## Problem to solve
Copy the lines of the data below exactly, starting at the first and stopping after the line that contains "aigc.south) -- (aigc.south);"; include no pictures.

## Information provided
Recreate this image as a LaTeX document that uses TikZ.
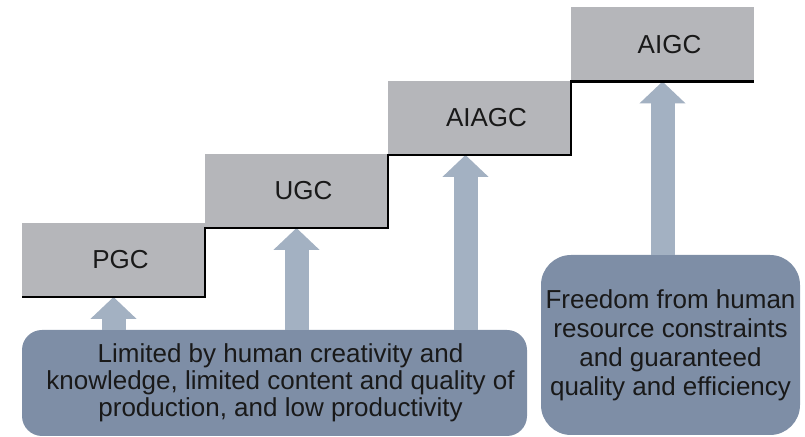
\documentclass[tikz,border=0pt]{standalone}
\usepackage{fontspec}
\setmainfont{Liberation Sans}
\usetikzlibrary{arrows.meta}
\definecolor{stepgray}{RGB}{181,182,186}
\definecolor{boxblue}{RGB}{126,142,166}
\definecolor{arrowblue}{RGB}{163,177,194}
\definecolor{txtdark}{RGB}{25,25,25}
\begin{document}
\begin{tikzpicture}[x=.5pt,y=-.5pt,
	stepbox/.style={fill=stepgray,minimum width=91.5pt,minimum height=37pt,inner sep=0pt,outer sep=0pt,text=txtdark,font=\fontsize{13pt}{14pt}\selectfont,execute at begin node=\hspace*{7pt}},
	notebox/.style={fill=boxblue,rounded corners=#1,inner sep=0pt,outer sep=0pt,align=center,text=txtdark},
	uparrow/.style={draw=arrowblue,line width=12pt,-{Triangle[width=22.5pt,length=11pt]}}]
			\useasboundingbox (0,0) rectangle (805,437);
			
			\node[stepbox] (pgc) at (113.5,260) {PGC};
			\node[stepbox] (ugc) at (296.5,191) {UGC};
			\node[stepbox] (aiagc) at (479.5,118) {AIAGC};
			\node[stepbox] (aigc) at (662.5,44.5) {AIGC};
			
			\node[notebox=10pt,minimum width=252.5pt,minimum height=53pt,font=\fontsize{13pt}{13.5pt}\selectfont] (lim) at (274.5,383)
				{\hspace*{6pt}Limited by human creativity and\\\hspace*{6pt}knowledge, limited content and quality of\\\hspace*{6pt}production, and low productivity};
			\node[notebox=15pt,minimum width=129.5pt,minimum height=90pt,font=\fontsize{13pt}{14.5pt}\selectfont] (free) at (670.5,345)
				{Freedom from human\\resource constraints\\and guaranteed\\quality and efficiency};
			
			\coordinate (a3) at ([xshift=-7pt]aiagc.south);
			\draw[uparrow] (lim.north -| pgc.south) -- (pgc.south);
			\draw[uparrow] (lim.north -| ugc.south) -- (ugc.south);
			\draw[uparrow] (lim.north -| a3) -- (a3);
			\draw[uparrow] (free.north -| aigc.south) -- (aigc.south);
			
			\draw[line width=1.25pt] (pgc.south west) -- (pgc.south east) -- (ugc.south west) -- (ugc.south east)
				-- (aiagc.south west) -- (aiagc.south east) -- (aigc.south west) -- (aigc.south east);
\end{tikzpicture}
\end{document}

## Solution to this exercise
Recreate this image as a LaTeX document that uses TikZ.
\documentclass[tikz,border=0pt]{standalone}
\usepackage{fontspec}
\setmainfont{Liberation Sans}
\usetikzlibrary{arrows.meta}
\definecolor{stepgray}{RGB}{181,182,186}
\definecolor{boxblue}{RGB}{126,142,166}
\definecolor{arrowblue}{RGB}{163,177,194}
\definecolor{txtdark}{RGB}{25,25,25}
\begin{document}
\begin{tikzpicture}[x=.5pt,y=-.5pt,
	stepbox/.style={fill=stepgray,minimum width=91.5pt,minimum height=37pt,inner sep=0pt,outer sep=0pt,text=txtdark,font=\fontsize{13pt}{14pt}\selectfont,execute at begin node=\hspace*{7pt}},
	notebox/.style={fill=boxblue,rounded corners=#1,inner sep=0pt,outer sep=0pt,align=center,text=txtdark},
	uparrow/.style={draw=arrowblue,line width=12pt,-{Triangle[width=22.5pt,length=11pt]}}]
			\useasboundingbox (0,0) rectangle (805,437);
			
			\node[stepbox] (pgc) at (113.5,260) {PGC};
			\node[stepbox] (ugc) at (296.5,191) {UGC};
			\node[stepbox] (aiagc) at (479.5,118) {AIAGC};
			\node[stepbox] (aigc) at (662.5,44.5) {AIGC};
			
			\node[notebox=10pt,minimum width=252.5pt,minimum height=53pt,font=\fontsize{13pt}{13.5pt}\selectfont] (lim) at (274.5,383)
				{\hspace*{6pt}Limited by human creativity and\\\hspace*{6pt}knowledge, limited content and quality of\\\hspace*{6pt}production, and low productivity};
			\node[notebox=15pt,minimum width=129.5pt,minimum height=90pt,font=\fontsize{13pt}{14.5pt}\selectfont] (free) at (670.5,345)
				{Freedom from human\\resource constraints\\and guaranteed\\quality and efficiency};
			
			\coordinate (a3) at ([xshift=-7pt]aiagc.south);
			\draw[uparrow] (lim.north -| pgc.south) -- (pgc.south);
			\draw[uparrow] (lim.north -| ugc.south) -- (ugc.south);
			\draw[uparrow] (lim.north -| a3) -- (a3);
			\draw[uparrow] (free.north -| aigc.south) -- (aigc.south);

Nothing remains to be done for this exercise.